Some of the day-after noise is shock over her actions. But, as Gothamist points out, there’s also concern about that shock. Whether audiences should be scandalized by what a young woman is wearing and what she does as part of an overtly sexual performance — especially when she’s performing in the context of lots of other crazy clothes (see: Gaga) and songs about sex — is, by now, garnering more attention than the original scandal did.
It’s nice that Miley is comfortable with herself.

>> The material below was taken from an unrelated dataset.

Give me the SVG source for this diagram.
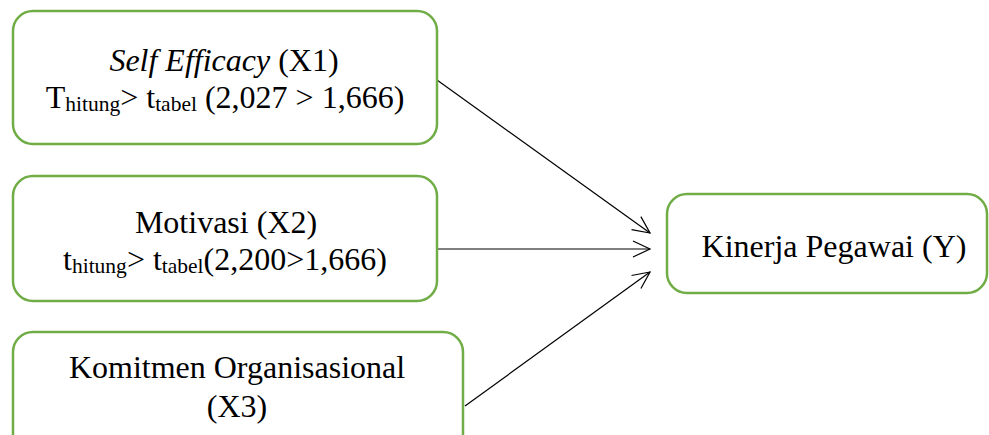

— Judd Apatow (@JuddApatow) August 26, 2013
Consensus (Jody Rosen, Maurice McLeod, this piece) is that Miley Cyrus’s VMA act was insanely racist. http://t.co/K4ZNeMMNTd
— Heidi N. Moore (@moorehn) August 26, 2013
As New York magazine’s Jody Rosen points out in a sharp analysis of the performance, Cyrus’ set (as with much of her recent oeuvre) appropriates and tweaks many aspects of music, dance and dress that are closely associated with African-American culture, especially those aspects that Cyrus herself has called “hood.” Per Rosen’s take, the VMA performance “gives minstrelsy a postmodern careerist spin”: Cyrus is using that appropriation to help make it clear what kind of artist she wants to be (not Hannah Montana), in order to sell more records. Is Miley Cyrus just part of the ever-evolving interplay between pop-music cultures in the U.S. — a story that, while still problematic in some cases, is old as rock and roll — or is she making tongue-out mockery of a culture she picks and chooses from for her own profit?
When you think of it that way, it’s less surprising that people are still talking about the show she put on. Which means these aren’t so much reasons you’re hearing about Miley Cyrus today — they’re reasons you’ll probably be hearing about her for a long time.